Just as that moment at the Newport Jazz Festival in 1956 was a pivotal moment for jazz, the sale of the Washington Post is a pivotal moment for journalism. It is the moment in which we realize how actions off stage connect deeply to what happens on stage. How outsiders can become insiders. How disruption– from a single dancer or billionaire buyer– can change the future.

Part of what is so magical about the live recording of “Diminuendo and Crescendo in Blue,” is that when you listen to the recording you hear the moment when the Ellington’s band notices the woman dancing. You hear it because they start playing differently. The musicians are the same. The instruments are the same. The song is the same. But there is new energy, new sound, and new possibility.
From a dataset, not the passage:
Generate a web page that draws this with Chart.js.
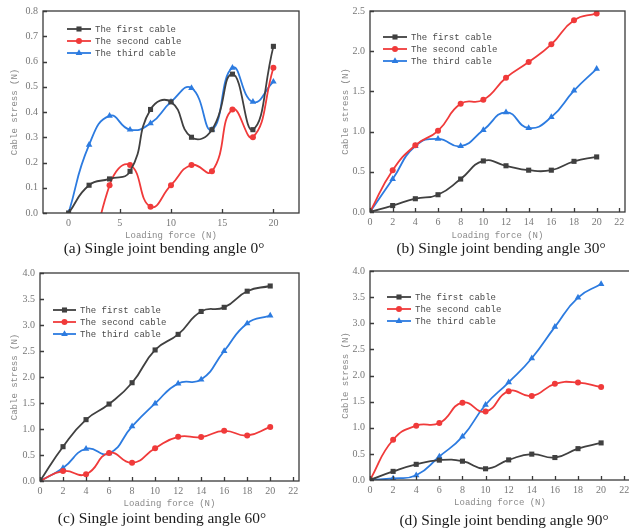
<!DOCTYPE html>
<html>
<head>
<meta charset="utf-8">
<script src="https://cdn.jsdelivr.net/npm/chart.js@4.4.0/dist/chart.umd.min.js"></script>
<style>
html, body { margin: 0; padding: 0; background: #fff; }
body { width: 629px; height: 531px; position: relative; overflow: hidden; }
canvas { position: absolute; }
.caption {
    position: absolute;
    font-family: "Liberation Serif", "Times New Roman", serif;
    font-size: 15.4px;
    color: #1a1a1a;
    white-space: nowrap;
    transform: translate(-50%, -50%);
}
</style>
</head>
<body>
<canvas id="chartA" width="314" height="245" style="left:0;top:0"></canvas>
<canvas id="chartB" width="315" height="245" style="left:314px;top:0"></canvas>
<canvas id="chartC" width="314" height="255" style="left:0;top:260px"></canvas>
<canvas id="chartD" width="320" height="255" style="left:314px;top:260px"></canvas>
<div class="caption" style="left:164px;top:248px">(a) Single joint bending angle 0°</div>
<div class="caption" style="left:501px;top:248px">(b) Single joint bending angle 30°</div>
<div class="caption" style="left:162px;top:518px">(c) Single joint bending angle 60°</div>
<div class="caption" style="left:504px;top:520px">(d) Single joint bending angle 90°</div>
<script>
const loadingForce = [0, 2, 4, 6, 8, 10, 12, 14, 16, 18, 20];
const seriesNames = ['The first cable', 'The second cable', 'The third cable'];

// (a) bending angle 0
const firstCable0 = [0, 0.11, 0.135, 0.165, 0.41, 0.44, 0.30, 0.33, 0.55, 0.33, 0.66];
const secondCable0 = [null, -0.3, 0.11, 0.19, 0.025, 0.11, 0.19, 0.165, 0.41, 0.30, 0.575];
const thirdCable0 = [0, 0.27, 0.385, 0.33, 0.355, 0.44, 0.495, 0.33, 0.575, 0.44, 0.52];

// (b) bending angle 30
const firstCable30 = [0, 0.08, 0.165, 0.215, 0.41, 0.635, 0.575, 0.52, 0.52, 0.63, 0.685];
const secondCable30 = [0, 0.52, 0.83, 1.01, 1.345, 1.395, 1.67, 1.865, 2.085, 2.385, 2.47];
const thirdCable30 = [0, 0.41, 0.82, 0.91, 0.82, 1.02, 1.24, 1.045, 1.18, 1.51, 1.78];

// (c) bending angle 60
const firstCable60 = [0, 0.66, 1.18, 1.48, 1.89, 2.52, 2.82, 3.26, 3.34, 3.65, 3.75];
const secondCable60 = [0, 0.19, 0.13, 0.54, 0.35, 0.63, 0.85, 0.845, 0.965, 0.875, 1.04];
const thirdCable60 = [0, 0.25, 0.62, 0.53, 1.05, 1.49, 1.875, 1.95, 2.5, 3.03, 3.18];

// (d) bending angle 90
const firstCable90 = [0, 0.165, 0.30, 0.38, 0.36, 0.215, 0.385, 0.495, 0.43, 0.60, 0.71];
const secondCable90 = [0, 0.77, 1.04, 1.09, 1.48, 1.31, 1.70, 1.61, 1.84, 1.865, 1.78];
const thirdCable90 = [0, 0.03, 0.09, 0.45, 0.83, 1.44, 1.87, 2.33, 2.93, 3.49, 3.75];

const xTicksA = [0, 5, 10, 15, 20];
const xTicksBCD = [0, 2, 4, 6, 8, 10, 12, 14, 16, 18, 20, 22];
const yTicksA = [0, 0.1, 0.2, 0.3, 0.4, 0.5, 0.6, 0.7, 0.8];
const yTicksB = [0, 0.5, 1.0, 1.5, 2.0, 2.5];
const yTicksCD = [0, 0.5, 1.0, 1.5, 2.0, 2.5, 3.0, 3.5, 4.0];

const lineColors = ['#404040', '#f03a3a', '#2c7be0'];
const pointStyles = ['rect', 'circle', 'triangle'];
const pointRadii = [3.6, 3, 3.8];
const monoFont = '"Liberation Mono", "DejaVu Sans Mono", monospace';

function drawMarker(ctx, style, x, y, r) {
    ctx.beginPath();
    if (style === 'rect') {
        const s = r * Math.SQRT1_2;
        ctx.rect(x - s, y - s, 2 * s, 2 * s);
    } else if (style === 'circle') {
        ctx.arc(x, y, r, 0, Math.PI * 2);
    } else {
        ctx.moveTo(x, y - r);
        ctx.lineTo(x + r * 0.87, y + r * 0.5);
        ctx.lineTo(x - r * 0.87, y + r * 0.5);
        ctx.closePath();
    }
    ctx.fill();
}

// frame, inward ticks and the legend
const framePlugin = {
    id: 'cableFrame',
    afterDraw(chart, args, opts) {
        const ctx = chart.ctx;
        const area = chart.chartArea;
        const xs = chart.scales.x;
        const ys = chart.scales.y;
        ctx.save();
        ctx.strokeStyle = '#3a3a3a';
        ctx.lineWidth = 1.3;
        ctx.strokeRect(area.left, area.top, area.right - area.left, area.bottom - area.top);
        ctx.beginPath();
        xs.ticks.forEach(t => {
            const px = Math.round(xs.getPixelForValue(t.value)) + 0.5;
            ctx.moveTo(px, area.bottom);
            ctx.lineTo(px, area.bottom - 4);
        });
        ys.ticks.forEach(t => {
            const py = Math.round(ys.getPixelForValue(t.value)) + 0.5;
            ctx.moveTo(area.left, py);
            ctx.lineTo(area.left + 4, py);
        });
        ctx.stroke();

        ctx.font = '9px ' + monoFont;
        ctx.textBaseline = 'middle';
        chart.data.datasets.forEach((ds, i) => {
            const y = opts.y0 + i * opts.dy;
            ctx.strokeStyle = ds.borderColor;
            ctx.fillStyle = ds.borderColor;
            ctx.lineWidth = 1.8;
            ctx.beginPath();
            ctx.moveTo(opts.x1, y);
            ctx.lineTo(opts.x2, y);
            ctx.stroke();
            drawMarker(ctx, ds.pointStyle, (opts.x1 + opts.x2) / 2, y, ds.pointRadius);
            ctx.fillStyle = '#4a4a4a';
            ctx.fillText(ds.label, opts.tx, y + 0.5);
        });
        ctx.restore();
    }
};

function makeChart(id, series, p) {
    const datasets = series.map((values, i) => ({
        label: seriesNames[i],
        data: loadingForce.map((x, k) => ({ x: x, y: values[k] })),
        borderColor: lineColors[i],
        backgroundColor: lineColors[i],
        borderWidth: 1.8,
        pointStyle: pointStyles[i],
        pointRadius: pointRadii[i],
        pointBorderWidth: 0,
        tension: 0.5,
        spanGaps: false
    }));
    const tickFont = { family: '"Liberation Serif", serif', size: 10 };
    const titleFont = { family: monoFont, size: 9 };
    return new Chart(document.getElementById(id), {
        type: 'line',
        data: { datasets },
        options: {
            responsive: false,
            animation: false,
            events: [],
            layout: { padding: { left: 0, top: p.padTop, right: p.padRight, bottom: 0 } },
            plugins: {
                legend: { display: false },
                tooltip: { enabled: false },
                cableFrame: p.legend
            },
            scales: {
                x: {
                    type: 'linear',
                    min: p.xMin,
                    max: p.xMax,
                    afterBuildTicks: s => { s.ticks = p.xTicks.map(v => ({ value: v })); },
                    afterFit: s => { s.height = p.axisH; },
                    grid: { display: false, drawTicks: false },
                    border: { display: false },
                    ticks: { padding: 4, font: tickFont, color: '#777', maxRotation: 0, autoSkip: false },
                    title: {
                        display: true, text: 'Loading force (N)', font: titleFont, color: '#8a8a8a',
                        padding: { top: 0, bottom: p.xTitlePad }
                    }
                },
                y: {
                    min: p.yTicks[0],
                    max: p.yTicks[p.yTicks.length - 1],
                    afterBuildTicks: s => { s.ticks = p.yTicks.map(v => ({ value: v })); },
                    afterFit: s => { s.width = p.axisW; },
                    grid: { display: false, drawTicks: false },
                    border: { display: false },
                    ticks: { padding: 5, font: tickFont, color: '#777', callback: v => v.toFixed(1) },
                    title: {
                        display: true, text: 'Cable stress (N)', font: titleFont, color: '#8a8a8a',
                        padding: { top: p.yTitlePad, bottom: 0 }
                    }
                }
            }
        },
        plugins: [framePlugin]
    });
}

makeChart('chartA', [firstCable0, secondCable0, thirdCable0], {
    xMin: -2.5, xMax: 22.5, xTicks: xTicksA, yTicks: yTicksA,
    padTop: 6, padRight: 15, axisW: 43, axisH: 32, xTitlePad: 4, yTitlePad: 9.5,
    legend: { x1: 67, x2: 91, tx: 95, y0: 29, dy: 12 }
});
makeChart('chartB', [firstCable30, secondCable30, thirdCable30], {
    xMin: 0, xMax: 22.5, xTicks: xTicksBCD, yTicks: yTicksB,
    padTop: 5, padRight: 1, axisW: 56, axisH: 33, xTitlePad: 4, yTitlePad: 26.5,
    legend: { x1: 69, x2: 93, tx: 97, y0: 37, dy: 12 }
});
makeChart('chartC', [firstCable60, secondCable60, thirdCable60], {
    xMin: 0, xMax: 22.5, xTicks: xTicksBCD, yTicks: yTicksCD,
    padTop: 13, padRight: 15, axisW: 40, axisH: 34, xTitlePad: 5.5, yTitlePad: 9.5,
    legend: { x1: 53, x2: 76, tx: 80, y0: 50, dy: 12 }
});
makeChart('chartD', [firstCable90, secondCable90, thirdCable90], {
    xMin: 0, xMax: 22.5, xTicks: xTicksBCD, yTicks: yTicksCD,
    padTop: 11, padRight: 4, axisW: 56, axisH: 35, xTitlePad: 6.5, yTitlePad: 26.5,
    legend: { x1: 73, x2: 97, tx: 101, y0: 37, dy: 12 }
});
</script>
</body>
</html>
And this is what the sale of the Washington Post to Jeff Bezos brings us.

The sale isn’t just about the end of one era in family-business publishing, or about the end of a golden age of Washington news reporting, but about the launch into the possibility of something new. Something that builds on the foundational beat that is already there, but changes it, makes it different, and creates a new future.

It’s as widely evident now as it has been for the past several years that the Washington Post needs to change.
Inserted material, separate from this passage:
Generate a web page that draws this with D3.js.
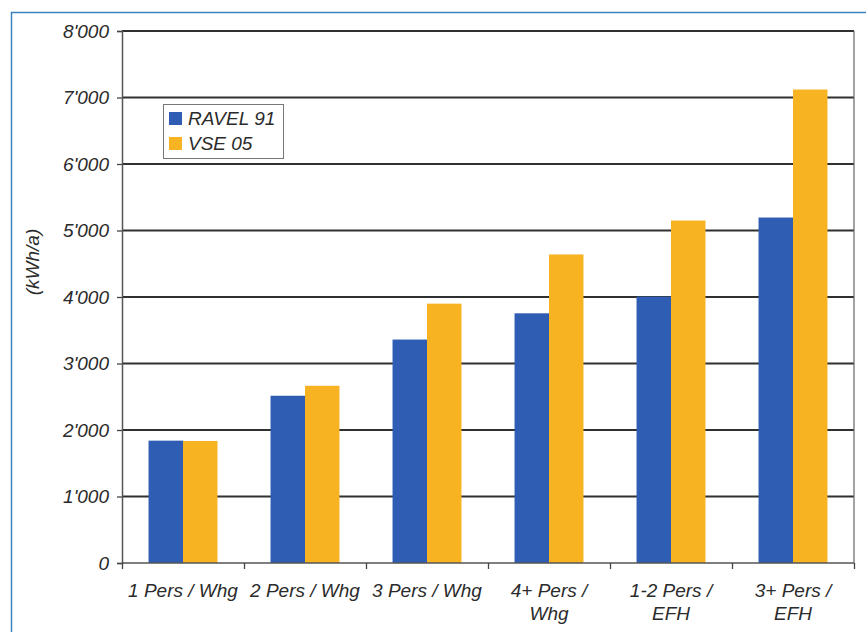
<!DOCTYPE html>
<html>
<head>
<meta charset="utf-8">
<script src="https://cdn.jsdelivr.net/npm/d3@7"></script>
<style>
  html, body { margin: 0; padding: 0; background: #fff; }
  svg { display: block; }
  text { font-family: "Liberation Sans", Arial, sans-serif; font-style: italic; fill: #2b2b2b; }
</style>
</head>
<body>
<svg id="chart" width="866" height="632"></svg>
<script>
const categories = [["1 Pers / Whg"], ["2 Pers / Whg"], ["3 Pers / Whg"], ["4+ Pers /", "Whg"], ["1-2 Pers /", "EFH"], ["3+ Pers /", "EFH"]];
const seriesNames = ["RAVEL 91", "VSE 05"];
const ravel91 = [1840, 2515, 3360, 3755, 4005, 5195];
const vse05 = [1835, 2665, 3900, 4640, 5150, 7120];
const yTicks = [0, 1000, 2000, 3000, 4000, 5000, 6000, 7000, 8000];
const yTitle = "(kWh/a)";
const colors = ["#2f5db3", "#f8b322"];
const FS = 19;

const svg = d3.select("#chart");
const m = { left: 122, top: 31, right: 854, bottom: 563 };

// outer frame
svg.append("path")
  .attr("d", `M11.5,640 V12.5 H870`)
  .attr("fill", "none").attr("stroke", "#3d82c2").attr("stroke-width", 1.5);

const x = d3.scaleBand().domain(d3.range(categories.length)).range([m.left, m.right]).paddingInner(0).paddingOuter(0);
const x1 = d3.scaleBand().domain([0, 1]).range([0, x.bandwidth()]).paddingOuter(0.77).paddingInner(0);
const y = d3.scaleLinear().domain([0, 8000]).range([m.bottom, m.top]);

// gridlines
svg.append("g").selectAll("line").data(yTicks.filter(d => d > 0)).join("line")
  .attr("x1", m.left).attr("x2", m.right)
  .attr("y1", d => y(d)).attr("y2", d => y(d))
  .attr("stroke", "#303030").attr("stroke-width", 2);

// right border
svg.append("line").attr("x1", m.right).attr("x2", m.right).attr("y1", m.top).attr("y2", m.bottom)
  .attr("stroke", "#666").attr("stroke-width", 1.2);

// bars
const groups = svg.append("g").selectAll("g").data(categories.map((c, i) => i)).join("g")
  .attr("transform", i => `translate(${x(i)},0)`);
groups.selectAll("rect").data(i => [ravel91[i], vse05[i]]).join("rect")
  .attr("x", (d, j) => x1(j))
  .attr("width", x1.bandwidth())
  .attr("y", d => y(d))
  .attr("height", d => y(0) - y(d))
  .attr("fill", (d, j) => colors[j]);

// y axis
const yAxis = d3.axisLeft(y).tickValues(yTicks).tickSize(5).tickPadding(8)
  .tickFormat(d => d === 0 ? "0" : d3.format(",")(d).replace(/,/g, "'"));
const ya = svg.append("g").attr("transform", `translate(${m.left},0)`).call(yAxis);
ya.select(".domain").attr("stroke", "#555").attr("stroke-width", 1.5);
ya.selectAll(".tick line").attr("stroke", "#444").attr("stroke-width", 1.3);
ya.selectAll(".tick text").attr("font-size", FS).attr("fill", "#2b2b2b")
  .attr("font-family", "Liberation Sans, Arial, sans-serif").attr("font-style", "italic");

// x axis
const xAxis = d3.axisBottom(d3.scaleLinear().domain([0, categories.length]).range([m.left, m.right]))
  .tickValues(d3.range(categories.length + 1)).tickSize(6).tickFormat("");
const xa = svg.append("g").attr("transform", `translate(0,${m.bottom})`).call(xAxis);
xa.select(".domain").attr("stroke", "#555").attr("stroke-width", 1.5).attr("d", `M${m.left},0H${m.right}`);
xa.selectAll(".tick line").attr("stroke", "#444").attr("stroke-width", 1.3);

// x labels
const lbl = svg.append("g").selectAll("text").data(categories.map((c, i) => i)).join("text")
  .attr("x", i => x(i) + x.bandwidth() / 2)
  .attr("y", 597)
  .attr("text-anchor", "middle")
  .attr("font-size", FS);
lbl.selectAll("tspan").data(i => categories[i]).join("tspan")
  .attr("x", function () { return d3.select(this.parentNode).attr("x"); })
  .attr("dy", (d, k) => k === 0 ? 0 : 23)
  .text(d => d);

// y title
svg.append("text")
  .attr("transform", `translate(39,262) rotate(-90)`)
  .attr("text-anchor", "middle").attr("font-size", FS)
  .text(yTitle);

// legend
const lg = svg.append("g").attr("transform", "translate(163,104)");
lg.append("rect").attr("x", 0.5).attr("y", 0.5).attr("width", 120).attr("height", 54)
  .attr("fill", "#fff").attr("stroke", "#777").attr("stroke-width", 1);
seriesNames.forEach((s, i) => {
  lg.append("rect").attr("x", 6).attr("y", 8 + i * 25).attr("width", 13).attr("height", 13).attr("fill", colors[i]);
  lg.append("text").attr("x", 25).attr("y", 21 + i * 25).attr("font-size", FS).text(s);
});
</script>
</body>
</html>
Writing for the New Yorker, David Remnick wrote of the sale yesterday:

After talking with the board of directors, Donald Graham quietly began looking for a potential buyer around Christmas of 2012. “We were in our seventh consecutive year of declining revenues, and there was the question of, What could we do?” Graham told me. The company had bought Slate and Foreign Policy (and is holding on to them) and sold Newsweek (which changed hands again this weekend). “Our strategy had been to innovate like hell in digital and other businesses and offset the declines in print revenues. But Katharine said the declines were going to go on, for the eighth and ninth straight years. And so …”

The trends were violent and undeniable. Graham and Weymouth saw circulation drop from 832,332 average subscribers, in 1993, to 474,767. The newsroom staff was once more than a thousand; it is now around six hundred and forty.

Bezos, off stage and not in any way previously connected to the news business, disrupts this.

Emily Bell, in writing for The Guardian, perhaps said it best yesterday when she wrote that Bezos’ purchase:

…is the first newspaper purchase in over a decade that has shaken American journalism out of its sleepwalk to oblivion, and made the wires hum with something other than bad news. Has this changed the narrative of inevitable decline?

At the end of a week that saw the Boston Globe sold for $70m by the New York Times Company, to Red Sox owner John W Henry, it seems that the lock gates transferring newspapers from a gilded past, through an unsustainable present, to to an unknown future have creaked open. Newspapers are now restored to their former status as playthings of the rich, rather than market-driven profit centers.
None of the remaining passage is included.